[Rows from a dataset of charts and code]
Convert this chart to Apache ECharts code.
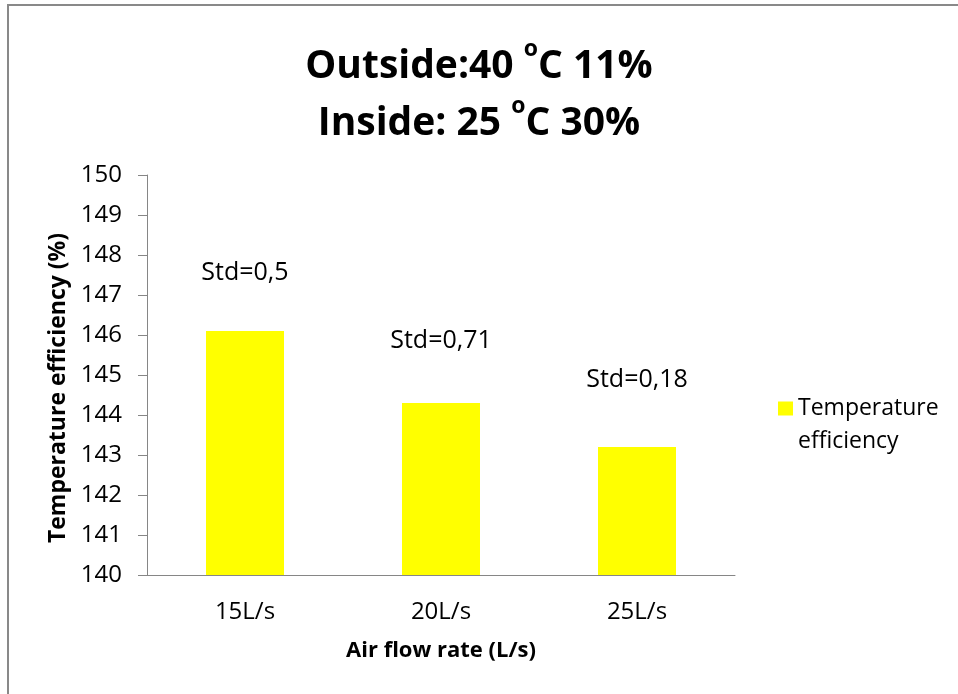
<!DOCTYPE html>
<html>
<head>
<meta charset="utf-8">
<script src="https://cdn.jsdelivr.net/npm/echarts@6/dist/echarts.min.js"></script>
<style>
  html, body { margin: 0; padding: 0; background: #ffffff; }
  #chart { width: 958px; height: 694px; }
</style>
</head>
<body>
<div id="chart"></div>
<script>
// 数据
const categories = ['15L/s', '20L/s', '25L/s'];
const efficiency = [146.1, 144.3, 143.2];
const stdLabels = ['Std=0,5', 'Std=0,71', 'Std=0,18'];
const seriesName = 'Temperature efficiency';
const yMin = 140;
const yMax = 150;
const yStep = 1;

// 样式
const font = '"Open Sans", sans-serif';
const axisGray = '#868686';
const barColor = '#ffff00';
// distance of each Std label above its bar
const labelGaps = [46, 50, 55];

const mychart = echarts.init(document.getElementById('chart'));

const option = {
  backgroundColor: '#ffffff',
  animation: false,
  textStyle: { fontFamily: font },
  graphic: [
    {
      type: 'rect',
      shape: { x: 8, y: 5, width: 1000, height: 800 },
      style: { fill: 'none', stroke: '#898989', lineWidth: 2 },
      silent: true,
    },
  ],
  title: {
    text: '{a|Outside:40 }{sup|o}{a|C 11%}\n{a|Inside: 25 }{sup|o}{a|C 30%}',
    left: 'center',
    top: 33,
    textStyle: {
      rich: {
        a: {
          fontFamily: font,
          fontSize: 39,
          fontWeight: 'bold',
          color: '#000000',
          lineHeight: 57,
        },
        sup: {
          fontFamily: font,
          fontSize: 23,
          fontWeight: 'bold',
          color: '#000000',
          lineHeight: 42,
          verticalAlign: 'top',
        },
      },
    },
  },
  legend: {
    data: [seriesName],
    left: 778,
    top: 359,
    padding: 0,
    itemWidth: 15,
    itemHeight: 14,
    icon: 'rect',
    // blank first line keeps the icon level with "Temperature"
    formatter: () => ' \nTemperature\nefficiency',
    textStyle: {
      fontFamily: font,
      fontSize: 23,
      color: '#000000',
      lineHeight: 33,
    },
  },
  grid: {
    left: 147,
    top: 175,
    right: 223,
    bottom: 119,
    containLabel: false,
  },
  xAxis: {
    type: 'category',
    data: categories,
    name: 'Air flow rate (L/s)',
    nameLocation: 'middle',
    nameGap: 65,
    nameTextStyle: {
      fontFamily: font,
      fontSize: 22,
      fontWeight: 'bold',
      color: '#000000',
    },
    axisLine: { show: true, lineStyle: { color: axisGray, width: 1 } },
    axisTick: { show: false },
    axisLabel: {
      margin: 25,
      fontFamily: font,
      fontSize: 24,
      color: '#000000',
    },
  },
  yAxis: {
    type: 'value',
    min: yMin,
    max: yMax,
    interval: yStep,
    name: 'Temperature efficiency (%)',
    nameLocation: 'middle',
    nameGap: 71,
    nameTextStyle: {
      fontFamily: font,
      fontSize: 23,
      fontWeight: 'bold',
      color: '#000000',
      padding: [0, 26, 0, 0],
    },
    axisLine: { show: true, lineStyle: { color: axisGray, width: 1 } },
    axisTick: { show: true, length: 9, lineStyle: { color: axisGray } },
    splitLine: { show: false },
    axisLabel: {
      margin: 25,
      fontFamily: font,
      fontSize: 24,
      color: '#000000',
    },
  },
  series: [
    {
      name: seriesName,
      type: 'bar',
      barWidth: 78,
      itemStyle: { color: barColor },
      data: efficiency.map((v, i) => ({
        value: v,
        label: {
          show: true,
          position: 'top',
          distance: labelGaps[i],
          formatter: stdLabels[i],
          fontFamily: font,
          fontSize: 25,
          color: '#000000',
        },
      })),
    },
  ],
};

mychart.setOption(option);

window.addEventListener('resize', () => {
  mychart.resize();
});
</script>
</body>
</html>
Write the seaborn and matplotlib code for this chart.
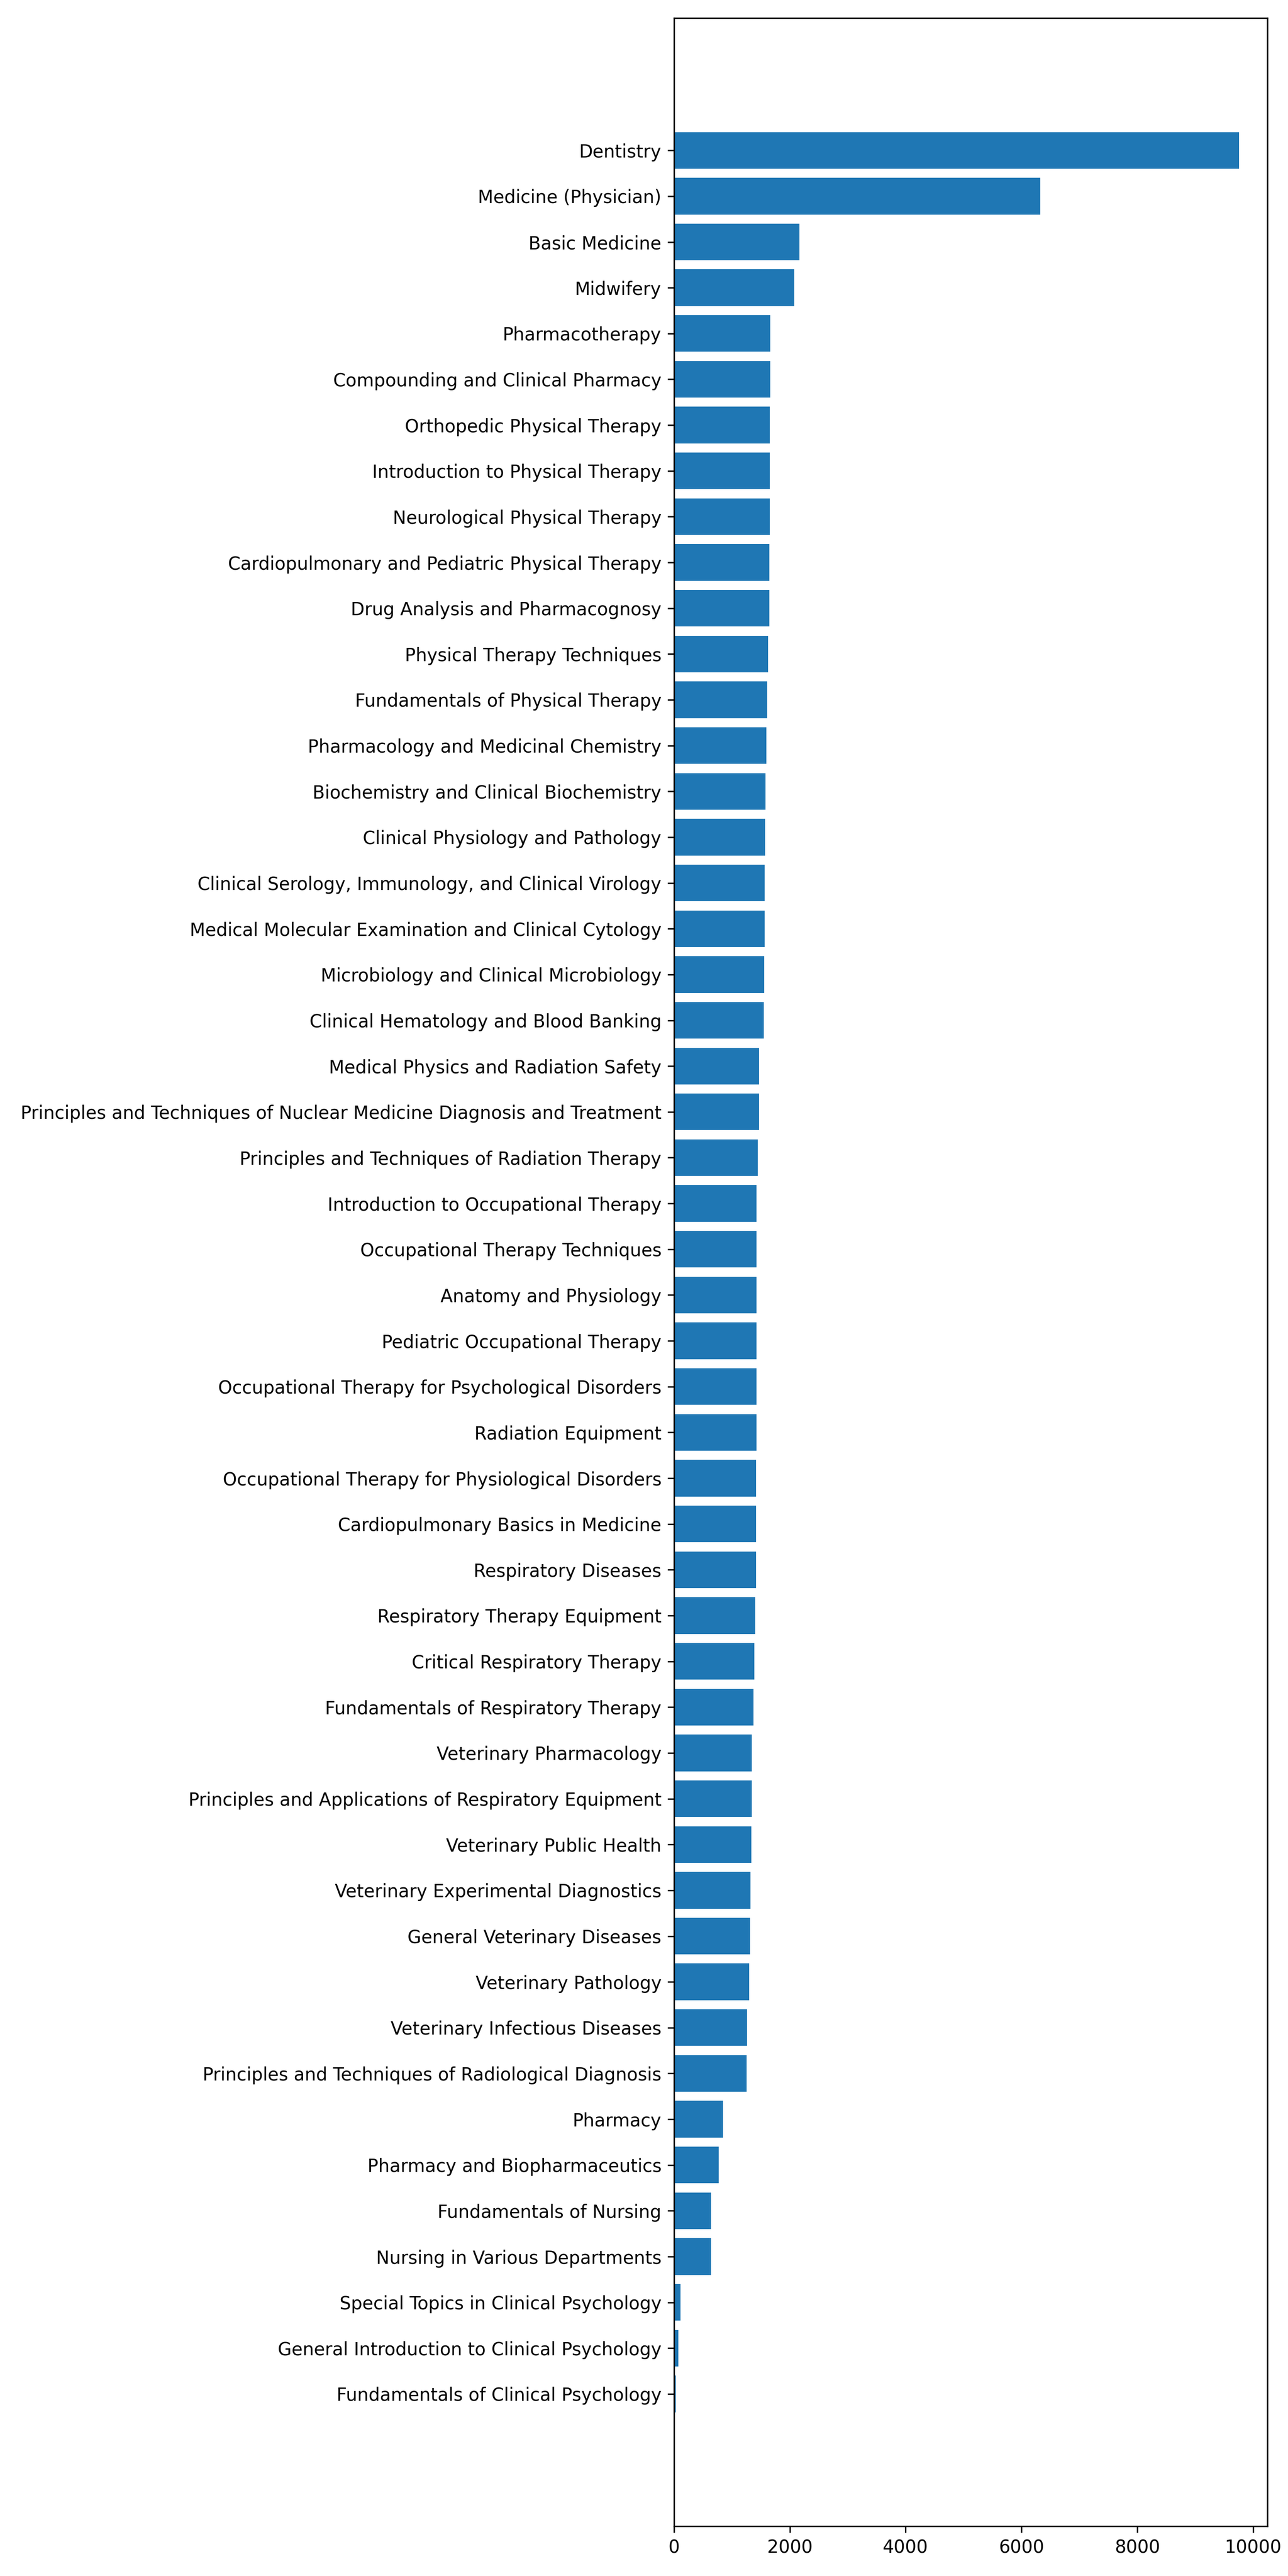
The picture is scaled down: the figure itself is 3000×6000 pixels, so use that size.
import matplotlib
matplotlib.use("Agg")
import matplotlib.pyplot as plt
import seaborn as sns

# course names, top to bottom
courses = [
    "Dentistry", "Medicine (Physician)", "Basic Medicine", "Midwifery",
    "Pharmacotherapy", "Compounding and Clinical Pharmacy",
    "Orthopedic Physical Therapy", "Introduction to Physical Therapy",
    "Neurological Physical Therapy", "Cardiopulmonary and Pediatric Physical Therapy",
    "Drug Analysis and Pharmacognosy", "Physical Therapy Techniques",
    "Fundamentals of Physical Therapy", "Pharmacology and Medicinal Chemistry",
    "Biochemistry and Clinical Biochemistry", "Clinical Physiology and Pathology",
    "Clinical Serology, Immunology, and Clinical Virology",
    "Medical Molecular Examination and Clinical Cytology",
    "Microbiology and Clinical Microbiology", "Clinical Hematology and Blood Banking",
    "Medical Physics and Radiation Safety",
    "Principles and Techniques of Nuclear Medicine Diagnosis and Treatment",
    "Principles and Techniques of Radiation Therapy",
    "Introduction to Occupational Therapy", "Occupational Therapy Techniques",
    "Anatomy and Physiology", "Pediatric Occupational Therapy",
    "Occupational Therapy for Psychological Disorders", "Radiation Equipment",
    "Occupational Therapy for Physiological Disorders",
    "Cardiopulmonary Basics in Medicine", "Respiratory Diseases",
    "Respiratory Therapy Equipment", "Critical Respiratory Therapy",
    "Fundamentals of Respiratory Therapy", "Veterinary Pharmacology",
    "Principles and Applications of Respiratory Equipment",
    "Veterinary Public Health", "Veterinary Experimental Diagnostics",
    "General Veterinary Diseases", "Veterinary Pathology",
    "Veterinary Infectious Diseases",
    "Principles and Techniques of Radiological Diagnosis", "Pharmacy",
    "Pharmacy and Biopharmaceutics", "Fundamentals of Nursing",
    "Nursing in Various Departments", "Special Topics in Clinical Psychology",
    "General Introduction to Clinical Psychology",
    "Fundamentals of Clinical Psychology",
]

counts = [
    9760, 6324, 2168, 2075,
    1663, 1663, 1655, 1655, 1655, 1648, 1648, 1626, 1611, 1596,
    1581, 1574, 1566, 1566, 1559, 1552, 1470, 1470, 1448, 1425,
    1425, 1425, 1425, 1425, 1425, 1418, 1418, 1418, 1403, 1388,
    1374, 1344, 1344, 1337, 1322, 1314, 1300, 1262, 1255, 847,
    773, 640, 640, 113, 76, 32,
]

fig, ax = plt.subplots(figsize=(10, 20), dpi=300)
sns.barplot(x=counts, y=courses, orient="h", color="#1f77b4",
            saturation=1, width=0.8, ax=ax)

# give the categorical axis the same 5% padding a plain barh would have
n = len(courses)
pad = 0.05 * (n - 1 + 0.8)
ax.set_ylim(n - 1 + 0.4 + pad, -0.4 - pad)
ax.set_xlabel(""); ax.set_ylabel("")
ax.tick_params(axis="both", labelsize=10)

fig.subplots_adjust(left=0.5233, right=0.984, top=0.993, bottom=0.0193)
plt.savefig("out.png", dpi=300)
plt.close()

* _Exercise task_: Copy every entry word for word, but omit the pictures.

* _Solution for this exercise_:
Convert this chart to Apache ECharts code.
<!DOCTYPE html>
<html>
<head>
<meta charset="utf-8">
<script src="https://cdn.jsdelivr.net/npm/echarts@6/dist/echarts.min.js"></script>
<style>
  html, body { margin: 0; padding: 0; background: #ffffff; }
  #chart { width: 958px; height: 694px; }
</style>
</head>
<body>
<div id="chart"></div>
<script>
// 数据
const categories = ['15L/s', '20L/s', '25L/s'];
const efficiency = [146.1, 144.3, 143.2];
const stdLabels = ['Std=0,5', 'Std=0,71', 'Std=0,18'];
const seriesName = 'Temperature efficiency';
const yMin = 140;
const yMax = 150;
const yStep = 1;

// 样式
const font = '"Open Sans", sans-serif';
const axisGray = '#868686';
const barColor = '#ffff00';
// distance of each Std label above its bar
const labelGaps = [46, 50, 55];

const mychart = echarts.init(document.getElementById('chart'));

const option = {
  backgroundColor: '#ffffff',
  animation: false,
  textStyle: { fontFamily: font },
  graphic: [
    {
      type: 'rect',
      shape: { x: 8, y: 5, width: 1000, height: 800 },
      style: { fill: 'none', stroke: '#898989', lineWidth: 2 },
      silent: true,
    },
  ],
  title: {
    text: '{a|Outside:40 }{sup|o}{a|C 11%}\n{a|Inside: 25 }{sup|o}{a|C 30%}',
    left: 'center',
    top: 33,
    textStyle: {
      rich: {
        a: {
          fontFamily: font,
          fontSize: 39,
          fontWeight: 'bold',
          color: '#000000',
          lineHeight: 57,
        },
        sup: {
          fontFamily: font,
          fontSize: 23,
          fontWeight: 'bold',
          color: '#000000',
          lineHeight: 42,
          verticalAlign: 'top',
        },
      },
    },
  },
  legend: {
    data: [seriesName],
    left: 778,
    top: 359,
    padding: 0,
    itemWidth: 15,
    itemHeight: 14,
    icon: 'rect',
    // blank first line keeps the icon level with "Temperature"
    formatter: () => ' \nTemperature\nefficiency',
    textStyle: {
      fontFamily: font,
      fontSize: 23,
      color: '#000000',
      lineHeight: 33,
    },
  },
  grid: {
    left: 147,
    top: 175,
    right: 223,
    bottom: 119,
    containLabel: false,
  },
  xAxis: {
    type: 'category',
    data: categories,
    name: 'Air flow rate (L/s)',
    nameLocation: 'middle',
    nameGap: 65,
    nameTextStyle: {
      fontFamily: font,
      fontSize: 22,
      fontWeight: 'bold',
      color: '#000000',
    },
    axisLine: { show: true, lineStyle: { color: axisGray, width: 1 } },
    axisTick: { show: false },
    axisLabel: {
      margin: 25,
      fontFamily: font,
      fontSize: 24,
      color: '#000000',
    },
  },
  yAxis: {
    type: 'value',
    min: yMin,
    max: yMax,
    interval: yStep,
    name: 'Temperature efficiency (%)',
    nameLocation: 'middle',
    nameGap: 71,
    nameTextStyle: {
      fontFamily: font,
      fontSize: 23,
      fontWeight: 'bold',
      color: '#000000',
      padding: [0, 26, 0, 0],
    },
    axisLine: { show: true, lineStyle: { color: axisGray, width: 1 } },
    axisTick: { show: true, length: 9, lineStyle: { color: axisGray } },
    splitLine: { show: false },
    axisLabel: {
      margin: 25,
      fontFamily: font,
      fontSize: 24,
      color: '#000000',
    },
  },
  series: [
    {
      name: seriesName,
      type: 'bar',
      barWidth: 78,
      itemStyle: { color: barColor },
      data: efficiency.map((v, i) => ({
        value: v,
        label: {
          show: true,
          position: 'top',
          distance: labelGaps[i],
          formatter: stdLabels[i],
          fontFamily: font,
          fontSize: 25,
          color: '#000000',
        },
      })),
    },
  ],
};

mychart.setOption(option);

window.addEventListener('resize', () => {
  mychart.resize();
});
</script>
</body>
</html>
Write the seaborn and matplotlib code for this chart.
The picture is scaled down: the figure itself is 3000×6000 pixels, so use that size.
import matplotlib
matplotlib.use("Agg")
import matplotlib.pyplot as plt
import seaborn as sns

# course names, top to bottom
courses = [
    "Dentistry", "Medicine (Physician)", "Basic Medicine", "Midwifery",
    "Pharmacotherapy", "Compounding and Clinical Pharmacy",
    "Orthopedic Physical Therapy", "Introduction to Physical Therapy",
    "Neurological Physical Therapy", "Cardiopulmonary and Pediatric Physical Therapy",
    "Drug Analysis and Pharmacognosy", "Physical Therapy Techniques",
    "Fundamentals of Physical Therapy", "Pharmacology and Medicinal Chemistry",
    "Biochemistry and Clinical Biochemistry", "Clinical Physiology and Pathology",
    "Clinical Serology, Immunology, and Clinical Virology",
    "Medical Molecular Examination and Clinical Cytology",
    "Microbiology and Clinical Microbiology", "Clinical Hematology and Blood Banking",
    "Medical Physics and Radiation Safety",
    "Principles and Techniques of Nuclear Medicine Diagnosis and Treatment",
    "Principles and Techniques of Radiation Therapy",
    "Introduction to Occupational Therapy", "Occupational Therapy Techniques",
    "Anatomy and Physiology", "Pediatric Occupational Therapy",
    "Occupational Therapy for Psychological Disorders", "Radiation Equipment",
    "Occupational Therapy for Physiological Disorders",
    "Cardiopulmonary Basics in Medicine", "Respiratory Diseases",
    "Respiratory Therapy Equipment", "Critical Respiratory Therapy",
    "Fundamentals of Respiratory Therapy", "Veterinary Pharmacology",
    "Principles and Applications of Respiratory Equipment",
    "Veterinary Public Health", "Veterinary Experimental Diagnostics",
    "General Veterinary Diseases", "Veterinary Pathology",
    "Veterinary Infectious Diseases",
    "Principles and Techniques of Radiological Diagnosis", "Pharmacy",
    "Pharmacy and Biopharmaceutics", "Fundamentals of Nursing",
    "Nursing in Various Departments", "Special Topics in Clinical Psychology",
    "General Introduction to Clinical Psychology",
    "Fundamentals of Clinical Psychology",
]

counts = [
    9760, 6324, 2168, 2075,
    1663, 1663, 1655, 1655, 1655, 1648, 1648, 1626, 1611, 1596,
    1581, 1574, 1566, 1566, 1559, 1552, 1470, 1470, 1448, 1425,
    1425, 1425, 1425, 1425, 1425, 1418, 1418, 1418, 1403, 1388,
    1374, 1344, 1344, 1337, 1322, 1314, 1300, 1262, 1255, 847,
    773, 640, 640, 113, 76, 32,
]

fig, ax = plt.subplots(figsize=(10, 20), dpi=300)
sns.barplot(x=counts, y=courses, orient="h", color="#1f77b4",
            saturation=1, width=0.8, ax=ax)

# give the categorical axis the same 5% padding a plain barh would have
n = len(courses)
pad = 0.05 * (n - 1 + 0.8)
ax.set_ylim(n - 1 + 0.4 + pad, -0.4 - pad)
ax.set_xlabel(""); ax.set_ylabel("")
ax.tick_params(axis="both", labelsize=10)

fig.subplots_adjust(left=0.5233, right=0.984, top=0.993, bottom=0.0193)
plt.savefig("out.png", dpi=300)
plt.close()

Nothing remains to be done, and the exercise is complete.